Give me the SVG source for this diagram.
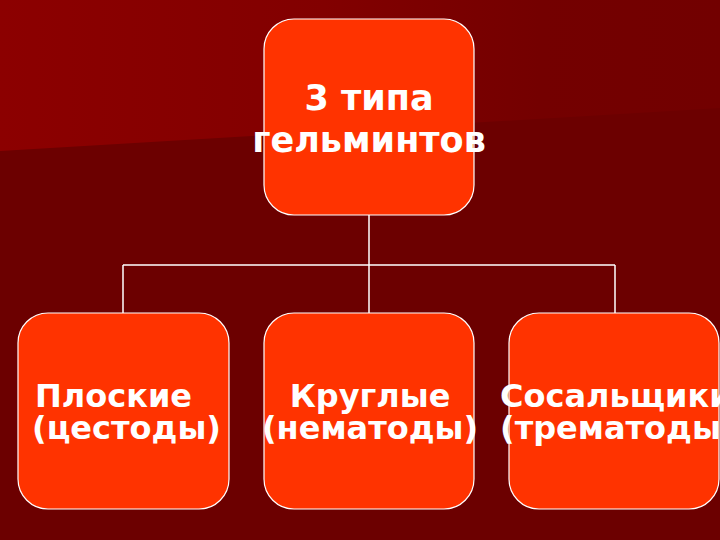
<svg xmlns="http://www.w3.org/2000/svg" width="720" height="540" viewBox="0 0 720 540">
<defs>
<linearGradient id="bg" x1="0" y1="0" x2="1" y2="0">
<stop offset="0" stop-color="#8c0000"/>
<stop offset="0.45" stop-color="#820000"/>
<stop offset="0.75" stop-color="#740000"/>
<stop offset="1" stop-color="#720000"/>
</linearGradient>
<style>
.box{fill:#ff3300;stroke:#ffffff;stroke-width:1.2}
.t{font-family:"DejaVu Sans","Liberation Sans",sans-serif;font-weight:bold;fill:#ffffff;font-size:32px}
.big{font-size:35px}
.c{fill:none;stroke:#ffffff;stroke-width:1.5}
</style>
</defs>
<rect x="0" y="0" width="720" height="540" fill="#6c0000"/>
<polygon points="0,0 720,0 720,108 0,151" fill="url(#bg)"/>
<g id="connectors">
<path class="c" d="M369,215 V265 M123,265 H615 M123,265 V313 M369,265 V313 M615,265 V313"/>
</g>
<g id="node-root">
<rect class="box" x="264" y="19" width="210" height="196" rx="30"/>
<text class="t big" x="369" y="110" text-anchor="middle">3 типа</text>
<text class="t big" x="369" y="152" text-anchor="middle">гельминтов</text>
</g>
<g id="node-flat">
<rect class="box" x="18" y="313" width="211" height="196" rx="30"/>
<text class="t" x="35" y="407">Плоские</text>
<text class="t" x="32" y="439">(цестоды)</text>
</g>
<g id="node-round">
<rect class="box" x="264" y="313" width="210" height="196" rx="30"/>
<text class="t" x="370" y="407" text-anchor="middle">Круглые</text>
<text class="t" x="370" y="439" text-anchor="middle">(нематоды)</text>
</g>
<g id="node-flukes">
<rect class="box" x="509" y="313" width="210" height="196" rx="30"/>
<text class="t" x="500" y="407">Сосальщики</text>
<text class="t" x="500" y="439">(трематоды)</text>
</g>
</svg>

* _GOAL_
Output the data above without changes, apart from leaving out the pictures.

* _SOLUTION FOR THIS PROBLEM_
Give me the SVG source for this diagram.
<svg xmlns="http://www.w3.org/2000/svg" width="720" height="540" viewBox="0 0 720 540">
<defs>
<linearGradient id="bg" x1="0" y1="0" x2="1" y2="0">
<stop offset="0" stop-color="#8c0000"/>
<stop offset="0.45" stop-color="#820000"/>
<stop offset="0.75" stop-color="#740000"/>
<stop offset="1" stop-color="#720000"/>
</linearGradient>
<style>
.box{fill:#ff3300;stroke:#ffffff;stroke-width:1.2}
.t{font-family:"DejaVu Sans","Liberation Sans",sans-serif;font-weight:bold;fill:#ffffff;font-size:32px}
.big{font-size:35px}
.c{fill:none;stroke:#ffffff;stroke-width:1.5}
</style>
</defs>
<rect x="0" y="0" width="720" height="540" fill="#6c0000"/>
<polygon points="0,0 720,0 720,108 0,151" fill="url(#bg)"/>
<g id="connectors">
<path class="c" d="M369,215 V265 M123,265 H615 M123,265 V313 M369,265 V313 M615,265 V313"/>
</g>
<g id="node-root">
<rect class="box" x="264" y="19" width="210" height="196" rx="30"/>
<text class="t big" x="369" y="110" text-anchor="middle">3 типа</text>
<text class="t big" x="369" y="152" text-anchor="middle">гельминтов</text>
</g>
<g id="node-flat">
<rect class="box" x="18" y="313" width="211" height="196" rx="30"/>
<text class="t" x="35" y="407">Плоские</text>
<text class="t" x="32" y="439">(цестоды)</text>
</g>
<g id="node-round">
<rect class="box" x="264" y="313" width="210" height="196" rx="30"/>
<text class="t" x="370" y="407" text-anchor="middle">Круглые</text>
<text class="t" x="370" y="439" text-anchor="middle">(нематоды)</text>
</g>
<g id="node-flukes">
<rect class="box" x="509" y="313" width="210" height="196" rx="30"/>
<text class="t" x="500" y="407">Сосальщики</text>
<text class="t" x="500" y="439">(трематоды)</text>
</g>
</svg>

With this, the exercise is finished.